Irina runs through a common story of people with rare conditions – they go from one doctor to another, one diagnosis to the other. These tend to be ordinary, because even doctors aren’t normally looking for freak illnesses, the one in a million kind. Sooner or later, people turn to the internet in their despair.
Normally, lengthy posts about strange symptoms on some family messaging board would fly under the radar of medical professionals - but to the never-sleeping eye of an A.I., they stand out.
“Sometimes, something which is described by a person with no knowledge of medicine can be a sign of a very specific clinical symptom,” Irina explains.
Semantic Hub translates that information from “ordinary human language” into clinical language, and then packages that information so that pharmaceutical researchers can see how many potential patients exist in a country, and which medical centres they could reach out to. Semantic Hub also helps patients to find doctors with knowledge on rare diseases.
The data is not just useful for finding specific markets for orphan drugs. It also helps collect patient stories.
“Until recently, patients were treated as objects of care – they had no voice. There was a perception that they understood nothing. Nowadays, they are decision-makers – the voice of the patient is becoming more important.”
People with severe diseases know more about their illness than doctors do. “People become experts, ” Irina says. “They know their disease better than an ordinary doctor, you could say.”
“What is the success criteria for treatment in a patient who will die?”
Rich narratives, contained in online forums, hold a lot of information – not just about symptoms, but extra-medical details, for example about quality of life.
“What is the success criteria for treatment in a patient who will die?” Irina asks me. It’s a tough question, and one that knocks the wind out of you a bit.

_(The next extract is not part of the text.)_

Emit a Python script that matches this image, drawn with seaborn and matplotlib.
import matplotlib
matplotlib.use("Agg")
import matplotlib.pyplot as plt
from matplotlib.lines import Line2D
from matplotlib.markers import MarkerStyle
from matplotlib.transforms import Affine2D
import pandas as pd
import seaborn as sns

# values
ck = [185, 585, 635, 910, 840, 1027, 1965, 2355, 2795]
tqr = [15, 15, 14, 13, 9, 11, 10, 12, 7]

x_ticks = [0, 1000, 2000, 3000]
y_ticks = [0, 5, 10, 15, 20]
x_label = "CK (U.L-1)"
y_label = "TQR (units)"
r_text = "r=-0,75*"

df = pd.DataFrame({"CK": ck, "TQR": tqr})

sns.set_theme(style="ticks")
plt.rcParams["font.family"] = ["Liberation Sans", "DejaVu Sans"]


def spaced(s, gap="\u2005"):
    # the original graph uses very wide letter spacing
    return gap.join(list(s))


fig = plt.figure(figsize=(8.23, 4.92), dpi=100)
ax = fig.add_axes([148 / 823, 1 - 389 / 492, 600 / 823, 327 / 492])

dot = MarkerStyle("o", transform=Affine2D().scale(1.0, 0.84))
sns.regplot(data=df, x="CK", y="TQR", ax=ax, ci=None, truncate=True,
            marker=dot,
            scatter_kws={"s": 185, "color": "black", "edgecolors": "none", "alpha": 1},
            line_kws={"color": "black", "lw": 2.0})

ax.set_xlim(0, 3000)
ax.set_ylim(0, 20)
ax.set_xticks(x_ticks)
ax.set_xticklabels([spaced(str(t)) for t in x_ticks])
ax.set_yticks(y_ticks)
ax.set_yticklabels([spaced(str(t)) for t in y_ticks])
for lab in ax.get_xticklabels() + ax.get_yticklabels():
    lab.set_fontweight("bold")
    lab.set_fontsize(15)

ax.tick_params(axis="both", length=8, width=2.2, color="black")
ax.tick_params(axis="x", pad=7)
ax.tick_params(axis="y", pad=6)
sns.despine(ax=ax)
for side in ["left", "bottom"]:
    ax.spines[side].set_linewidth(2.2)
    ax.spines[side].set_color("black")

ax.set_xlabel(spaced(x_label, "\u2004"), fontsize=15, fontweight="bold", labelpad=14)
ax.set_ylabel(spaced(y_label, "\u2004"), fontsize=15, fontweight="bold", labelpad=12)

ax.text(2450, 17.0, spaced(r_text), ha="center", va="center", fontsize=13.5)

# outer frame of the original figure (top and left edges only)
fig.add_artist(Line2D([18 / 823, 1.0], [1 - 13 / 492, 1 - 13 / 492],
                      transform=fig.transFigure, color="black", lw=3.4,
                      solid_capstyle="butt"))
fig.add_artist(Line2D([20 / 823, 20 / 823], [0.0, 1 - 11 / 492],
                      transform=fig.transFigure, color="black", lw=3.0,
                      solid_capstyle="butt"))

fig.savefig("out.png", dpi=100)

There are still, unfortunately, diseases out there that win out in the end whatever drugs you throw at it. Horrific as it may sound – sometimes you have to know what is the definition of the best possible life for someone who doesn’t have a lot of it left.

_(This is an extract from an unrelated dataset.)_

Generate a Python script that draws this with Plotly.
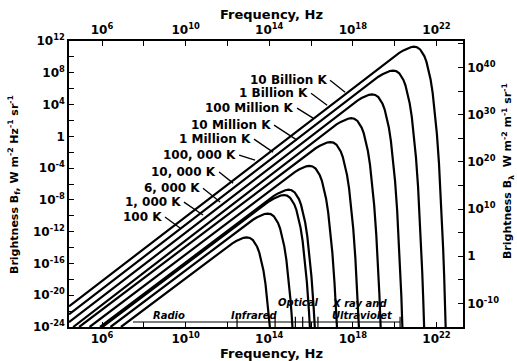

The answer to that is not always evident - and patient stories are a unique source of information for such knowledge.
Aside from building a successful startup, both Vladimir and Irina are still active academics.
“In science, you can sometimes be alone – but in business, you are always part of a community,”
I ask them which is easier – getting a PhD, or building a startup? The latter, for Irina, has a lot more responsibility – for the team but also the clients. “In science, you can sometimes be alone – but in business, you are always part of a community,” Vladimir says.
But fundamentally, science and business are quite similar, Irina says. “You go in some unknown direction and you never know what’s going to happen.” She adds that in both cases, you have to create some value in the end. “Otherwise it’s bad science – or bad business.”
There’s another thing science and startups share: “you should be really dedicated. And you should be a little bit crazy - otherwise you better not start!”
I think we can all wholeheartedly agree with that.